Member of the Legislative Council
- Incumbent
- Assumed office 7 April 2020
- Preceded by: Andrew McLachlan

Personal details
- Born: Nicola Jane Andrew
- Party: Liberal Party of Australia (SA)
- Profession: Veterinarian

= Nicola Centofanti =

Australian politician

Nicola Jane Centofanti (née Andrew) is an Australian politician. She is Leader of the Opposition in the South Australian Legislative Council, representing the South Australian Liberal Party. After being appointed to a casual vacancy in April 2020, she was was appointed Leader of the Opposition in the LC on 7 April 2022. As of May 2026, she is also Shadow Minister for Environment and Water and Shadow Minister for Primary Industries and Regional Development.

==Early life and education==
Nicola Jane Andrew was born and grew up in Berri in South Australia's Riverland, the second child of Stuart and Suzanne Andrew. Her father is a lawyer and her mother a teacher.
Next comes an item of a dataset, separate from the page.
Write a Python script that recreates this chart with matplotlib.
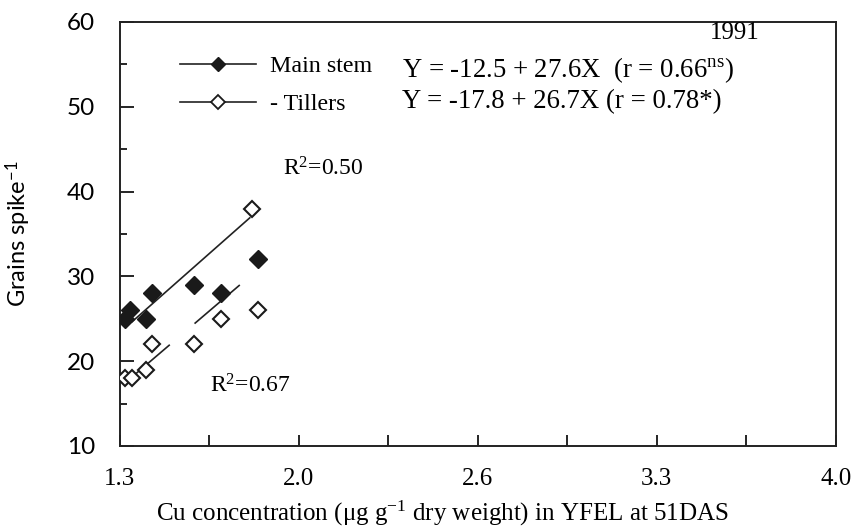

She attended the local high school in Glossop. As a teenager, she learnt about the Liberal Party through her uncle, Neil Andrew, who was elected MP for Wakefield.

She studied veterinary science at Murdoch University in Western Australia for five years.

==Career==
===Veterinary science===
After graduating from university, Centofanti returned to South Australia and commenced her career at the Riverland Veterinary Clinic.

===Politics===
Prior to joining parliament, Centofanti was vice-president of the state division of the Liberal Party.

Centofanti was appointed to a casual vacancy in the South Australian Legislative Council representing the South Australian Division of the Liberal Party of Australia on 7 April 2020. She gave her maiden speech on 2 June.

On 7 April 2022, she was appointed Leader of the Opposition in the LC, as well as Shadow Minister for Regional South Australia, Shadow Minister for Primary Industries, and Shadow Minister for Water Resources & the River Murray. As of May 2026, she is Leader of the Opposition in the Legislative Council, Shadow Minister for Environment and Water, and Shadow Minister for Primary Industries and Regional Development.

In mid-May 2026 Centofanti introduced a bill to repeal the South Australian Voice to Parliament. In response, the Voice issued a statement rejecting the proposal.

On 19 September 2026, Centofanti was defeated in the election for president of the South Australian branch of the Liberal Party, after Alex Antic won 119 votes to her 73.

==Personal life==
Centofanti is married to David Centofanti and they have three children.